Remember when I said, I am not a big sauce fan couple of weeks ago?
Well, I want to share with you my all time favorite sauce, the traditional Portuguese Peri Peri Sauce (also known as Piri Piri sauce). We are talking spicy sauce today for a Peri Peri Chicken recipe.
We have first tried Peri Peri sauce at a Nando’s restaurant in Australia, many years ago and it was like love at first sight. Ah! their flame grilled chicken marinated and basted in their Peri Peri sauce made from African bird’s eye chillies is amazing 🙂
We absolutely love their signature restaurant sauce. It is not the same story with the Peri Peri sauce you can buy in bottles from supermarkets. It lacks flavor, punch and texture, my opinion. Quite disappointing ….
Edite Vieira, author of “The Taste of Portugal” has said that two of the most famous dishes that use piri-piri are chicken piri piri and shrimp (prawn) piri piri. The secret is always in the sauce….a good, full flavored and balanced sauce.
Of course, trying to recreate Peri Peri sauce is not easy. Not because it’s difficult to make the sauce, it takes just 5 minutes to have it done, but it is so tricky to get that right balance.
I have been working to perfect my Peri Peri sauce for some time and I am finally really happy with its flavor! I usually use Thai bird chili as I can’t find piri-piri peppers. You can adjust the spiciness by choosing a milder chili, like Cherry Chili, for example.
Here is my first attempt making a short video to show you how quick and easy it is to make Peri Peri Sauce
My Peri Peri Chicken recipe is perfect for dinner (on a still cold) weeknight, when you don’t feel firing up the BBQ. The whole secret stays in marinating the chicken (you can use a whole chicken, butterflied chicken, chicken legs, etc) ahead of cooking time. If you remember to leave it over night, would be perfect. If you forget, like I did 🙂 allow at least 2 hours for the chicken to absorb flavors.

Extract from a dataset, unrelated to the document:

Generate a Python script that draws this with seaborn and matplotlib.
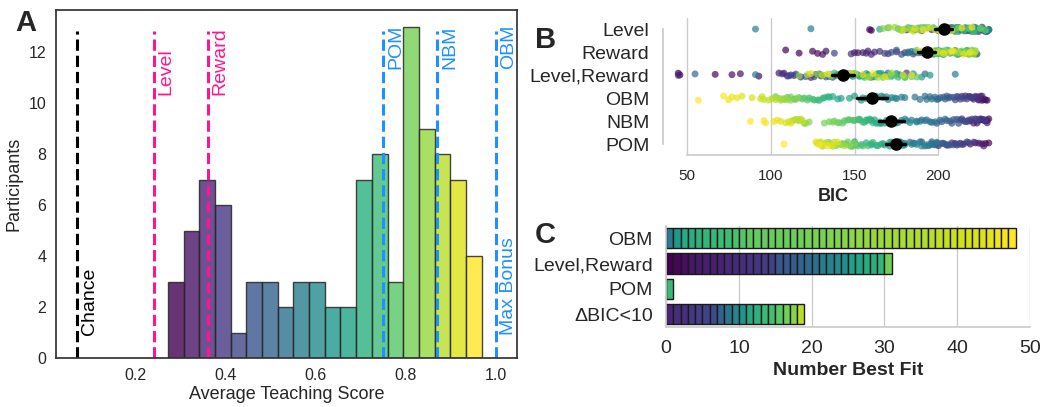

I used chicken thighs this time and have placed them in a gallon size Ziploc bag, added generous quantity of Peri Peri sauce, sealed the bag and rubbed the chicken for a couple of minutes, before placing it in the fridge.
- 5-7 fresh Bird eye chili, depending on how spicy you want it
- ½ to 1 cup extra virgin olive oil, depending on how thin you want it
- 4 medium garlic cloves
- juice from 1 lemon
- 1 bay leaf
- 1 tablespoon smoked paprika
- 1 teaspoon dried oregano
- salt and pepper
- 8 chicken thighs skin on
- Prepare your chili, discard stems and roughly chop them.
- Place all the ingredients from Peri Peri sauce list in a food processor fitted with a metal blade/ blender and blend until smooth. Check if you are ok with the texture of the sauce (I like mine a bit coarse, not very smooth. If you prefer it smoother blend the mixture some more). Pour the mixture into a small glass jar and place it in the fridge.*
- Place chicken thighs (or whole chicken/ butterflied chicken, chicken legs) in a bowl or Ziploc bag, add generous amount of Peri Peri sauce, cover or seal the bag and place it in the fridge for at least 2 hours (overnight would be ideal).
- Preheat your oven at 400F/ 200C. Spray some olive oil on a skillet/ baking pan, add marinated chicken and bake it for 40 minutes or until chicken is cooked, basting with some more sauce after 20 minutes in the oven.
- Serve with extra Peri Peri sauce.
- *You can store Peri Peri sauce in a tight closed jar, in the fridge, for maximum 4 weeks.